COLLECTED MATERIAL
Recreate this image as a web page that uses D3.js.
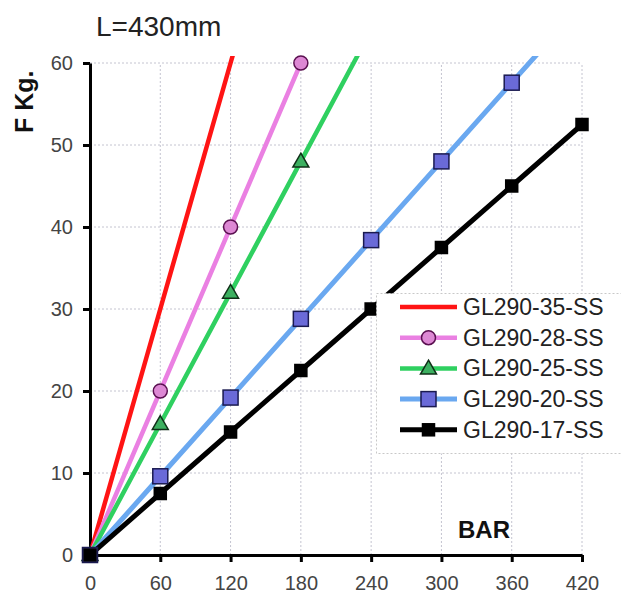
<!DOCTYPE html>
<html>
<head>
<meta charset="utf-8">
<script src="https://cdn.jsdelivr.net/npm/d3@7"></script>
<style>
  body { margin: 0; background: #fff; }
  text { font-family: Arial, "Liberation Sans", sans-serif; }
</style>
</head>
<body>
<div id="chart"></div>
<script>
// data
var bar = [0, 60, 120, 180, 240, 300, 360, 420];
var gl35 = [0, 30, 60, 90];
var gl28 = [0, 20, 40, 60];
var gl25 = [0, 16, 32, 48, 64];
var gl20 = [0, 9.6, 19.2, 28.8, 38.4, 48, 57.6, 67.2];
var gl17 = [0, 7.5, 15, 22.5, 30, 37.5, 45, 52.5];
var yTicks = [0, 10, 20, 30, 40, 50, 60];
var names = ['GL290-35-SS', 'GL290-28-SS', 'GL290-25-SS', 'GL290-20-SS', 'GL290-17-SS'];

var series = [
  { name: names[0], values: gl35, color: '#ff1414', width: 4.5, marker: 'none' },
  { name: names[1], values: gl28, color: '#ea80e2', width: 4.5, marker: 'circle', fill: '#dd88d4', stroke: '#5a1050' },
  { name: names[2], values: gl25, color: '#2fd060', width: 4.5, marker: 'triangle', fill: '#3cb060', stroke: '#103018' },
  { name: names[3], values: gl20, color: '#6aa8f0', width: 5, marker: 'square', fill: '#6a6ad8', stroke: '#1a1a50', size: 15 },
  { name: names[4], values: gl17, color: '#000', width: 5, marker: 'square', fill: '#000', stroke: '#000', size: 12 }
];

var width = 621, height = 603;
var svg = d3.select('#chart').append('svg')
  .attr('width', width)
  .attr('height', height);

var x = d3.scaleLinear().domain([0, 420]).range([90, 582]);
var y = d3.scaleLinear().domain([0, 60]).range([555, 63]);

// grid
svg.append('g').selectAll('line')
  .data(bar.slice(1))
  .enter().append('line')
  .attr('x1', function(d) { return x(d); })
  .attr('x2', function(d) { return x(d); })
  .attr('y1', y(0))
  .attr('y2', y(60))
  .attr('stroke', '#c4c4d0')
  .attr('stroke-dasharray', '2,2');

svg.append('g').selectAll('line')
  .data(yTicks.slice(1))
  .enter().append('line')
  .attr('x1', x(0))
  .attr('x2', x(420))
  .attr('y1', function(d) { return y(d); })
  .attr('y2', function(d) { return y(d); })
  .attr('stroke', '#c4c4d0')
  .attr('stroke-dasharray', '2,2');

// axes
var xAxis = svg.append('g')
  .attr('transform', 'translate(0,' + y(0) + ')')
  .call(d3.axisBottom(x).tickValues(bar).tickSize(7).tickPadding(14).tickSizeOuter(0));
var yAxis = svg.append('g')
  .attr('transform', 'translate(' + x(0) + ',0)')
  .call(d3.axisLeft(y).tickValues(yTicks).tickSize(7).tickPadding(10).tickSizeOuter(0));

[xAxis, yAxis].forEach(function(a) {
  a.select('.domain').attr('stroke', '#000').attr('stroke-width', 3);
  a.selectAll('.tick line').attr('stroke', '#000').attr('stroke-width', 3);
  a.selectAll('.tick text')
    .attr('font-size', '20px')
    .attr('fill', '#444')
    .attr('font-family', 'Arial, "Liberation Sans", sans-serif');
});

// clip so lines stop just above the top of the plot
svg.append('clipPath').attr('id', 'clip')
  .append('rect')
  .attr('x', x(0))
  .attr('y', 56)
  .attr('width', x(420) - x(0) + 4)
  .attr('height', y(0) - 56 + 10);

var plot = svg.append('g').attr('clip-path', 'url(#clip)');

var line = d3.line()
  .x(function(d, i) { return x(bar[i]); })
  .y(function(d) { return y(d); });

function drawMarker(g, s, cx, cy) {
  if (s.marker == 'circle') {
    g.append('circle')
      .attr('cx', cx).attr('cy', cy).attr('r', 7)
      .attr('fill', s.fill).attr('stroke', s.stroke).attr('stroke-width', 1.5);
  } else if (s.marker == 'triangle') {
    var sym = d3.symbol().type(d3.symbolTriangle).size(110);
    g.append('path')
      .attr('d', sym())
      .attr('transform', 'translate(' + cx + ',' + (cy + 1) + ')')
      .attr('fill', s.fill).attr('stroke', s.stroke).attr('stroke-width', 1.5);
  } else if (s.marker == 'square') {
    g.append('rect')
      .attr('x', cx - s.size / 2).attr('y', cy - s.size / 2)
      .attr('width', s.size).attr('height', s.size)
      .attr('fill', s.fill).attr('stroke', s.stroke).attr('stroke-width', 1.5);
  }
}

series.forEach(function(s) {
  plot.append('path')
    .attr('d', line(s.values))
    .attr('fill', 'none')
    .attr('stroke', s.color)
    .attr('stroke-width', s.width)
    .attr('stroke-linejoin', 'round');
  var mg = svg.append('g');
  s.values.forEach(function(v, i) {
    if (v <= 60) drawMarker(mg, s, x(bar[i]), y(v));
  });
});

// titles
svg.append('text')
  .attr('x', 96).attr('y', 36)
  .attr('font-size', '28px')
  .attr('fill', '#222')
  .text('L=430mm');

svg.append('text')
  .attr('transform', 'translate(33,133) rotate(-90)')
  .attr('font-size', '25px')
  .attr('font-weight', 'bold')
  .attr('fill', '#111')
  .text('F Kg.');

svg.append('text')
  .attr('x', 484).attr('y', 538)
  .attr('text-anchor', 'middle')
  .attr('font-size', '24px')
  .attr('font-weight', 'bold')
  .attr('fill', '#111')
  .text('BAR');

// legend
var legend = svg.append('g');
legend.append('rect')
  .attr('x', 376.5).attr('y', 293.5)
  .attr('width', 250).attr('height', 160)
  .attr('fill', '#fff')
  .attr('stroke', '#c8c8c8')
  .attr('stroke-dasharray', '2,2');

series.forEach(function(s, i) {
  var ly = 307 + i * 30.7;
  legend.append('line')
    .attr('x1', 400).attr('x2', 457)
    .attr('y1', ly).attr('y2', ly)
    .attr('stroke', s.color)
    .attr('stroke-width', s.width);
  drawMarker(legend, s, 428.5, ly);
  legend.append('text')
    .attr('x', 463).attr('y', ly + 8)
    .attr('font-size', '23px')
    .attr('fill', '#222')
    .text(s.name);
});
</script>
</body>
</html>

REQUIREMENTS
Retype the whole listing, keeping every line identical and omitting all pictures.

TASK OUTPUT
Recreate this image as a web page that uses D3.js.
<!DOCTYPE html>
<html>
<head>
<meta charset="utf-8">
<script src="https://cdn.jsdelivr.net/npm/d3@7"></script>
<style>
  body { margin: 0; background: #fff; }
  text { font-family: Arial, "Liberation Sans", sans-serif; }
</style>
</head>
<body>
<div id="chart"></div>
<script>
// data
var bar = [0, 60, 120, 180, 240, 300, 360, 420];
var gl35 = [0, 30, 60, 90];
var gl28 = [0, 20, 40, 60];
var gl25 = [0, 16, 32, 48, 64];
var gl20 = [0, 9.6, 19.2, 28.8, 38.4, 48, 57.6, 67.2];
var gl17 = [0, 7.5, 15, 22.5, 30, 37.5, 45, 52.5];
var yTicks = [0, 10, 20, 30, 40, 50, 60];
var names = ['GL290-35-SS', 'GL290-28-SS', 'GL290-25-SS', 'GL290-20-SS', 'GL290-17-SS'];

var series = [
  { name: names[0], values: gl35, color: '#ff1414', width: 4.5, marker: 'none' },
  { name: names[1], values: gl28, color: '#ea80e2', width: 4.5, marker: 'circle', fill: '#dd88d4', stroke: '#5a1050' },
  { name: names[2], values: gl25, color: '#2fd060', width: 4.5, marker: 'triangle', fill: '#3cb060', stroke: '#103018' },
  { name: names[3], values: gl20, color: '#6aa8f0', width: 5, marker: 'square', fill: '#6a6ad8', stroke: '#1a1a50', size: 15 },
  { name: names[4], values: gl17, color: '#000', width: 5, marker: 'square', fill: '#000', stroke: '#000', size: 12 }
];

var width = 621, height = 603;
var svg = d3.select('#chart').append('svg')
  .attr('width', width)
  .attr('height', height);

var x = d3.scaleLinear().domain([0, 420]).range([90, 582]);
var y = d3.scaleLinear().domain([0, 60]).range([555, 63]);

// grid
svg.append('g').selectAll('line')
  .data(bar.slice(1))
  .enter().append('line')
  .attr('x1', function(d) { return x(d); })
  .attr('x2', function(d) { return x(d); })
  .attr('y1', y(0))
  .attr('y2', y(60))
  .attr('stroke', '#c4c4d0')
  .attr('stroke-dasharray', '2,2');

svg.append('g').selectAll('line')
  .data(yTicks.slice(1))
  .enter().append('line')
  .attr('x1', x(0))
  .attr('x2', x(420))
  .attr('y1', function(d) { return y(d); })
  .attr('y2', function(d) { return y(d); })
  .attr('stroke', '#c4c4d0')
  .attr('stroke-dasharray', '2,2');

// axes
var xAxis = svg.append('g')
  .attr('transform', 'translate(0,' + y(0) + ')')
  .call(d3.axisBottom(x).tickValues(bar).tickSize(7).tickPadding(14).tickSizeOuter(0));
var yAxis = svg.append('g')
  .attr('transform', 'translate(' + x(0) + ',0)')
  .call(d3.axisLeft(y).tickValues(yTicks).tickSize(7).tickPadding(10).tickSizeOuter(0));

[xAxis, yAxis].forEach(function(a) {
  a.select('.domain').attr('stroke', '#000').attr('stroke-width', 3);
  a.selectAll('.tick line').attr('stroke', '#000').attr('stroke-width', 3);
  a.selectAll('.tick text')
    .attr('font-size', '20px')
    .attr('fill', '#444')
    .attr('font-family', 'Arial, "Liberation Sans", sans-serif');
});

// clip so lines stop just above the top of the plot
svg.append('clipPath').attr('id', 'clip')
  .append('rect')
  .attr('x', x(0))
  .attr('y', 56)
  .attr('width', x(420) - x(0) + 4)
  .attr('height', y(0) - 56 + 10);

var plot = svg.append('g').attr('clip-path', 'url(#clip)');

var line = d3.line()
  .x(function(d, i) { return x(bar[i]); })
  .y(function(d) { return y(d); });

function drawMarker(g, s, cx, cy) {
  if (s.marker == 'circle') {
    g.append('circle')
      .attr('cx', cx).attr('cy', cy).attr('r', 7)
      .attr('fill', s.fill).attr('stroke', s.stroke).attr('stroke-width', 1.5);
  } else if (s.marker == 'triangle') {
    var sym = d3.symbol().type(d3.symbolTriangle).size(110);
    g.append('path')
      .attr('d', sym())
      .attr('transform', 'translate(' + cx + ',' + (cy + 1) + ')')
      .attr('fill', s.fill).attr('stroke', s.stroke).attr('stroke-width', 1.5);
  } else if (s.marker == 'square') {
    g.append('rect')
      .attr('x', cx - s.size / 2).attr('y', cy - s.size / 2)
      .attr('width', s.size).attr('height', s.size)
      .attr('fill', s.fill).attr('stroke', s.stroke).attr('stroke-width', 1.5);
  }
}

series.forEach(function(s) {
  plot.append('path')
    .attr('d', line(s.values))
    .attr('fill', 'none')
    .attr('stroke', s.color)
    .attr('stroke-width', s.width)
    .attr('stroke-linejoin', 'round');
  var mg = svg.append('g');
  s.values.forEach(function(v, i) {
    if (v <= 60) drawMarker(mg, s, x(bar[i]), y(v));
  });
});

// titles
svg.append('text')
  .attr('x', 96).attr('y', 36)
  .attr('font-size', '28px')
  .attr('fill', '#222')
  .text('L=430mm');

svg.append('text')
  .attr('transform', 'translate(33,133) rotate(-90)')
  .attr('font-size', '25px')
  .attr('font-weight', 'bold')
  .attr('fill', '#111')
  .text('F Kg.');

svg.append('text')
  .attr('x', 484).attr('y', 538)
  .attr('text-anchor', 'middle')
  .attr('font-size', '24px')
  .attr('font-weight', 'bold')
  .attr('fill', '#111')
  .text('BAR');

// legend
var legend = svg.append('g');
legend.append('rect')
  .attr('x', 376.5).attr('y', 293.5)
  .attr('width', 250).attr('height', 160)
  .attr('fill', '#fff')
  .attr('stroke', '#c8c8c8')
  .attr('stroke-dasharray', '2,2');

series.forEach(function(s, i) {
  var ly = 307 + i * 30.7;
  legend.append('line')
    .attr('x1', 400).attr('x2', 457)
    .attr('y1', ly).attr('y2', ly)
    .attr('stroke', s.color)
    .attr('stroke-width', s.width);
  drawMarker(legend, s, 428.5, ly);
  legend.append('text')
    .attr('x', 463).attr('y', ly + 8)
    .attr('font-size', '23px')
    .attr('fill', '#222')
    .text(s.name);
});
</script>
</body>
</html>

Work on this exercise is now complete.